Vile weed no longer

Dandelions, arguably the most annoying plant any gardener will come across (second only to stinging nettle). They are like the mosquitoes of the plant world. Except for those few people who use them in salads and wines, and that neighbour down the street who insists they’re his favourite flower, we’d all pretty much rather be rid of them. Perhaps we judge them too quickly; research is currently being done on the potential use of this prolific and unstoppable plant as a natural source for rubber production.

Rubber is a terpenoid compound, which today is produced in two different ways: synthetically or naturally. Natural rubber comes from the latex (milky fluid which exudes when the bark is cut) of the rubber tree (Hevea brasiliensis). Natural rubber has been used by humans for centuries, with the native peoples of central and South America being the first. Christopher Columbus even observed the use of a rubber ball during a native game known as Tlachtli. Natural rubber is still obtained from the rubber tree to this day.

Most natural rubber is harvested from plantations in Southeast Asia, with Thailand producing the most. Rubber trees seven years or older have a series of cuts made into their bark from which latex will then flow to be collected in a cup. Latex will flow for about one to three hours before the vesicles coagulate and it stops. Two or three days later the tree may be tapped again. Each tapping may yield around a half a cup of latex.

Synthetic rubber, on the other hand, is made by humans, being produced from the by-products of petroleum refinement, such as butadiene and styrene. Currently 70 per cent of all rubber used is synthetic. Synthetic rubber surpassed natural rubber usage because of war-time necessity related to restricted natural supply form Asia during the Second World War. Its dominance has continued because of the cheap price of oil following the war. However, with oil continually increasing in price it only makes sense to seek an alternative. According to the Rubber Manufacturers Association, it takes approximately seven gallons of oil to produce one tire — five gallons provide the actual materials, and two gallons provide the energy. Synthetic rubber also faces the challenge that it is simply not as good as natural rubber; whereas the rubber tree produces its latex using enzymes which yield a very regular structure, synthetic rubber produced by chemical reactions simply cannot attain the same quality. The greater resilience and strength of natural rubber is the reason why airplane tires are 80 per cent natural rubber, while car tires are only 20 per cent.

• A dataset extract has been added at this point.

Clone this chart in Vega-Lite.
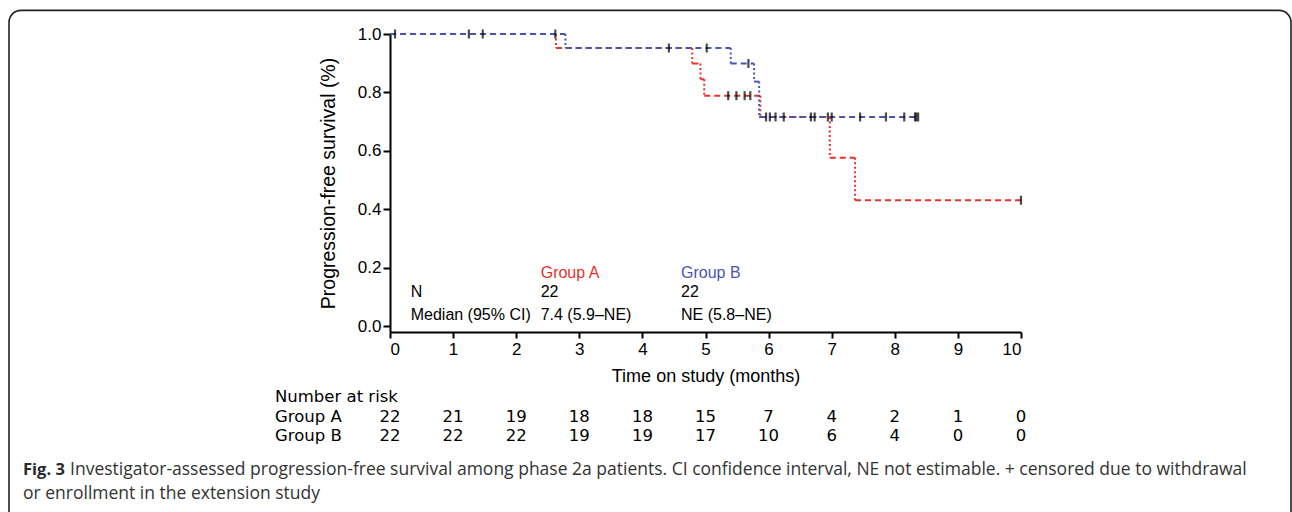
{
  "$schema": "https://vega.github.io/schema/vega-lite/v6.json",
  "width": 631,
  "height": 298,
  "autosize": {"type": "none"},
  "padding": {"left": 390, "top": 34, "right": 271, "bottom": 180},
  "background": "white",
  "config": {
    "view": {"stroke": null},
    "font": "Liberation Sans",
    "axis": {"grid": false, "domainColor": "black", "tickColor": "black", "domainWidth": 2, "tickWidth": 2, "labelColor": "black", "titleColor": "black", "labelFont": "Liberation Sans", "titleFont": "Liberation Sans", "titleFontWeight": "normal"}
  },
  "datasets": {
    "steps": [
      {"group": "Group A", "start": 0, "end": 2.63, "surv": 1.0},
      {"group": "Group A", "start": 2.63, "end": 4.79, "surv": 0.952},
      {"group": "Group A", "start": 4.79, "end": 4.92, "surv": 0.899},
      {"group": "Group A", "start": 4.92, "end": 4.98, "surv": 0.845},
      {"group": "Group A", "start": 4.98, "end": 5.87, "surv": 0.789},
      {"group": "Group A", "start": 5.87, "end": 6.97, "surv": 0.716},
      {"group": "Group A", "start": 6.97, "end": 7.37, "surv": 0.576},
      {"group": "Group A", "start": 7.37, "end": 10.0, "surv": 0.431},
      {"group": "Group B", "start": 0, "end": 2.78, "surv": 1.0},
      {"group": "Group B", "start": 2.78, "end": 5.40, "surv": 0.952},
      {"group": "Group B", "start": 5.40, "end": 5.77, "surv": 0.899},
      {"group": "Group B", "start": 5.77, "end": 5.85, "surv": 0.837},
      {"group": "Group B", "start": 5.85, "end": 8.37, "surv": 0.716}
    ],
    "censors": [
      {"group": "Group A", "time": 0.08, "surv": 1.0},
      {"group": "Group A", "time": 1.25, "surv": 1.0},
      {"group": "Group A", "time": 1.47, "surv": 1.0},
      {"group": "Group B", "time": 2.62, "surv": 1.0},
      {"group": "Group B", "time": 4.42, "surv": 0.952},
      {"group": "Group B", "time": 5.02, "surv": 0.952},
      {"group": "Group B", "time": 5.68, "surv": 0.899},
      {"group": "Group A", "time": 5.36, "surv": 0.789},
      {"group": "Group A", "time": 5.49, "surv": 0.789},
      {"group": "Group A", "time": 5.62, "surv": 0.789},
      {"group": "Group A", "time": 5.71, "surv": 0.789},
      {"group": "Group A", "time": 5.96, "surv": 0.716},
      {"group": "Group B", "time": 6.02, "surv": 0.716},
      {"group": "Group A", "time": 6.11, "surv": 0.716},
      {"group": "Group B", "time": 6.24, "surv": 0.716},
      {"group": "Group A", "time": 6.67, "surv": 0.716},
      {"group": "Group B", "time": 6.73, "surv": 0.716},
      {"group": "Group A", "time": 6.94, "surv": 0.716},
      {"group": "Group B", "time": 7.0, "surv": 0.716},
      {"group": "Group B", "time": 7.45, "surv": 0.716},
      {"group": "Group B", "time": 7.86, "surv": 0.716},
      {"group": "Group B", "time": 8.15, "surv": 0.716},
      {"group": "Group B", "time": 8.32, "surv": 0.716},
      {"group": "Group B", "time": 8.34, "surv": 0.716},
      {"group": "Group B", "time": 8.37, "surv": 0.716},
      {"group": "Group A", "time": 10.0, "surv": 0.431}
    ],
    "risk": [
      {"group": "Group A", "month": 0, "n": 22}, {"group": "Group A", "month": 1, "n": 21}, {"group": "Group A", "month": 2, "n": 19},
      {"group": "Group A", "month": 3, "n": 18}, {"group": "Group A", "month": 4, "n": 18}, {"group": "Group A", "month": 5, "n": 15},
      {"group": "Group A", "month": 6, "n": 7}, {"group": "Group A", "month": 7, "n": 4}, {"group": "Group A", "month": 8, "n": 2},
      {"group": "Group A", "month": 9, "n": 1}, {"group": "Group A", "month": 10, "n": 0},
      {"group": "Group B", "month": 0, "n": 22}, {"group": "Group B", "month": 1, "n": 22}, {"group": "Group B", "month": 2, "n": 22},
      {"group": "Group B", "month": 3, "n": 19}, {"group": "Group B", "month": 4, "n": 19}, {"group": "Group B", "month": 5, "n": 17},
      {"group": "Group B", "month": 6, "n": 10}, {"group": "Group B", "month": 7, "n": 6}, {"group": "Group B", "month": 8, "n": 4},
      {"group": "Group B", "month": 9, "n": 0}, {"group": "Group B", "month": 10, "n": 0}
    ]
  },
  "layer": [
    {
      "data": {"values": [{}]},
      "mark": {"type": "rect", "fill": null, "fillOpacity": 0, "stroke": "#222222", "strokeWidth": 1.6, "cornerRadius": 12, "clip": false},
      "encoding": {
        "x": {"datum": -6.038, "type": "quantitative", "scale": {"domain": [0, 10], "nice": false, "zero": false},
          "axis": {"values": [0, 0.5, 1, 1.5, 2, 2.5, 3, 3.5, 4, 4.5, 5, 5.5, 6, 6.5, 7, 7.5, 8, 8.5, 9, 9.5, 10],
            "labelExpr": "datum.value % 1 === 0 ? format(datum.value, 'd') : ''",
            "tickSize": {"condition": {"test": "datum.value % 1 === 0", "value": 6}, "value": 3},
            "labelFontSize": 17, "labelPadding": 3, "title": "Time on study (months)", "titleFontSize": 18, "titlePadding": 10}},
        "x2": {"datum": 14.279},
        "y": {"datum": 1.081, "type": "quantitative", "scale": {"domain": [-0.02, 1.0], "nice": false, "zero": false},
          "axis": {"values": [0, 0.1, 0.2, 0.3, 0.4, 0.5, 0.6, 0.7, 0.8, 0.9, 1.0],
            "labelExpr": "round(datum.value*10) % 2 === 0 ? format(datum.value, '.1f') : ''",
            "tickSize": {"condition": {"test": "round(datum.value*10) % 2 === 0", "value": 7}, "value": 4},
            "labelFontSize": 17, "labelPadding": 2, "title": "Progression-free survival (%)", "titleFontSize": 19.5, "titlePadding": 19}},
        "y2": {"datum": -0.732}
      }
    },
    {
      "data": {"name": "steps"},
      "mark": {"type": "rule", "strokeWidth": 2, "strokeDash": [6, 4]},
      "encoding": {
        "x": {"field": "start", "type": "quantitative"},
        "x2": {"field": "end"},
        "y": {"field": "surv", "type": "quantitative"},
        "color": {"field": "group", "type": "nominal", "scale": {"domain": ["Group A", "Group B"], "range": ["#e8312a", "#4a54b3"]}, "legend": null}
      }
    },
    {
      "data": {"name": "steps"},
      "transform": [
        {"window": [{"op": "lag", "field": "surv", "as": "prev"}], "groupby": ["group"], "sort": [{"field": "start"}]},
        {"filter": "datum.prev != null"}
      ],
      "mark": {"type": "rule", "strokeWidth": 2, "strokeDash": [2, 2.5]},
      "encoding": {
        "x": {"field": "start", "type": "quantitative"},
        "y": {"field": "prev", "type": "quantitative"},
        "y2": {"field": "surv"},
        "color": {"field": "group", "type": "nominal", "legend": null}
      }
    },
    {
      "data": {"name": "censors"},
      "mark": {"type": "tick", "orient": "vertical", "color": "black", "size": 9, "thickness": 2.2},
      "encoding": {
        "x": {"field": "time", "type": "quantitative"},
        "y": {"field": "surv", "type": "quantitative"}
      }
    },
    {
      "data": {"values": [{}]},
      "mark": {"type": "text", "text": "Group A", "color": "#e8312a", "align": "left", "baseline": "alphabetic", "fontSize": 16},
      "encoding": {"x": {"datum": 2.388}, "y": {"datum": 0.1658}}
    },
    {
      "data": {"values": [{}]},
      "mark": {"type": "text", "text": "Group B", "color": "#4a54b3", "align": "left", "baseline": "alphabetic", "fontSize": 16},
      "encoding": {"x": {"datum": 4.612}, "y": {"datum": 0.1658}}
    },
    {
      "data": {"values": [{}]},
      "mark": {"type": "text", "text": "N", "color": "black", "align": "left", "baseline": "alphabetic", "fontSize": 16},
      "encoding": {"x": {"datum": 0.328}, "y": {"datum": 0.0987}}
    },
    {
      "data": {"values": [{}]},
      "mark": {"type": "text", "text": "22", "color": "black", "align": "left", "baseline": "alphabetic", "fontSize": 16},
      "encoding": {"x": {"datum": 2.388}, "y": {"datum": 0.0987}}
    },
    {
      "data": {"values": [{}]},
      "mark": {"type": "text", "text": "22", "color": "black", "align": "left", "baseline": "alphabetic", "fontSize": 16},
      "encoding": {"x": {"datum": 4.612}, "y": {"datum": 0.0987}}
    },
    {
      "data": {"values": [{}]},
      "mark": {"type": "text", "text": "Median (95% CI)", "color": "black", "align": "left", "baseline": "alphabetic", "fontSize": 16},
      "encoding": {"x": {"datum": 0.328}, "y": {"datum": 0.021}}
    },
    {
      "data": {"values": [{}]},
      "mark": {"type": "text", "text": "7.4 (5.9–NE)", "color": "black", "align": "left", "baseline": "alphabetic", "fontSize": 16},
      "encoding": {"x": {"datum": 2.388}, "y": {"datum": 0.021}}
    },
    {
      "data": {"values": [{}]},
      "mark": {"type": "text", "text": "NE (5.8–NE)", "color": "black", "align": "left", "baseline": "alphabetic", "fontSize": 16},
      "encoding": {"x": {"datum": 4.612}, "y": {"datum": 0.021}}
    },
    {
      "data": {"values": [{}]},
      "mark": {"type": "text", "text": "Number at risk", "color": "black", "align": "left", "baseline": "alphabetic", "fontSize": 16.5, "font": "DejaVu Sans"},
      "encoding": {"x": {"datum": -1.8225}, "y": {"datum": -0.2597}}
    },
    {
      "data": {"values": [{}]},
      "mark": {"type": "text", "text": "Group A", "color": "black", "align": "left", "baseline": "alphabetic", "fontSize": 16.5, "font": "DejaVu Sans"},
      "encoding": {"x": {"datum": -1.8225}, "y": {"datum": -0.3264}}
    },
    {
      "data": {"values": [{}]},
      "mark": {"type": "text", "text": "Group B", "color": "black", "align": "left", "baseline": "alphabetic", "fontSize": 16.5, "font": "DejaVu Sans"},
      "encoding": {"x": {"datum": -1.8225}, "y": {"datum": -0.3932}}
    },
    {
      "data": {"name": "risk"},
      "transform": [{"filter": "datum.group === 'Group A'"}],
      "mark": {"type": "text", "color": "black", "align": "center", "baseline": "alphabetic", "fontSize": 16.5, "font": "DejaVu Sans"},
      "encoding": {"x": {"field": "month", "type": "quantitative"}, "y": {"datum": -0.3264}, "text": {"field": "n"}}
    },
    {
      "data": {"name": "risk"},
      "transform": [{"filter": "datum.group === 'Group B'"}],
      "mark": {"type": "text", "color": "black", "align": "center", "baseline": "alphabetic", "fontSize": 16.5, "font": "DejaVu Sans"},
      "encoding": {"x": {"field": "month", "type": "quantitative"}, "y": {"datum": -0.3932}, "text": {"field": "n"}}
    },
    {
      "data": {"values": [{}]},
      "mark": {"type": "text", "text": "Fig. 3", "color": "#2b2b2b", "align": "left", "baseline": "alphabetic", "fontSize": 16.5, "fontWeight": "bold", "font": "Open Sans"},
      "encoding": {"x": {"datum": -5.816}, "y": {"datum": -0.5102}}
    },
    {
      "data": {"values": [{}]},
      "mark": {"type": "text", "text": "Investigator-assessed progression-free survival among phase 2a patients. CI confidence interval, NE not estimable. + censored due to withdrawal", "color": "#333333", "align": "left", "baseline": "alphabetic", "fontSize": 17.5, "font": "Open Sans"},
      "encoding": {"x": {"datum": -5.07}, "y": {"datum": -0.5102}}
    },
    {
      "data": {"values": [{}]},
      "mark": {"type": "text", "text": "or enrollment in the extension study", "color": "#333333", "align": "left", "baseline": "alphabetic", "fontSize": 17.5, "font": "Open Sans"},
      "encoding": {"x": {"datum": -5.816}, "y": {"datum": -0.5918}}
    }
  ]
}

The limitation of using natural rubber is that it is still obtained by plantation farming. This practice is expensive and the trees take years to grow. Additionally, expanding plantation space in the tropics would likely involve cutting down areas of rainforest, which is generally a bad thing. So the search for an economically viable source of natural rubber to supplement the rubber tree holds a big reward if successful. To that end, two research teams have begun work on helping a species of dandelion fill that void.

Taraxacum kok-saghyz (TKS) or the Russian dandelion, is a weed that produces natural rubber in its latex. Although TKS is a small plant, its quick and robust growth could make it possible to yield two harvests a year, thus compensating for its size, and it could grow in areas of the world in which natural rubber production is not currently possible (i.e., places other than the rainforest). In one of the projects working with TKS Matthew Kleinhenz of Ohio State University has begun a breeding program to try and increase the rubber yield from the plant itself. Using good old-fashioned selection, Kleinhenz is grinding up the roots of the plants to extract the sap. After determining which plants have the highest rubber content he cross breeds them. The goal of the project is to create a line of plants that have a high rubber content and large enough roots to be harvested by machines similar to those used currently to harvest carrots.

The second group working on TKS is lead by Christian Schulze Gronover of the Fraunhofer Institute for Molecular Biology in Aachen, Germany. Using more sophisticated molecular techniques the team has identified the genes which TKS uses to produce rubber. Of particular interest is the gene for the enzyme polyphenoloxidase. This enzyme is responsible for the coagulation of the latex; this is an important function for the plant since the entire purpose of the rubber is to gum up the mouths of herbivorous insects. However, for humans extracting the rubber this coagulation can be a problem if it happens too soon. To that end, Gronover’s team has, using RNA interference, been able to silence the gene for this enzyme effectively preventing the formation of the polyphenoloxidase and therefore stopping the coagulation of the rubbery latex. This should make the rubber easier to extract. Perhaps the combination of a high yielding line and genetic techniques to simplify extraction may make the Russian dandelion a valuable agricultural product.

It was cost and supply issues which lead to the predominance of synthetic rubber — inferior though it may be — over natural, and in an ironic twist it could be those same factors that trigger its eclipse, and the return of natural rubber’s reign. Who knows, maybe some of us will become professional dandelion farmers in the next few years.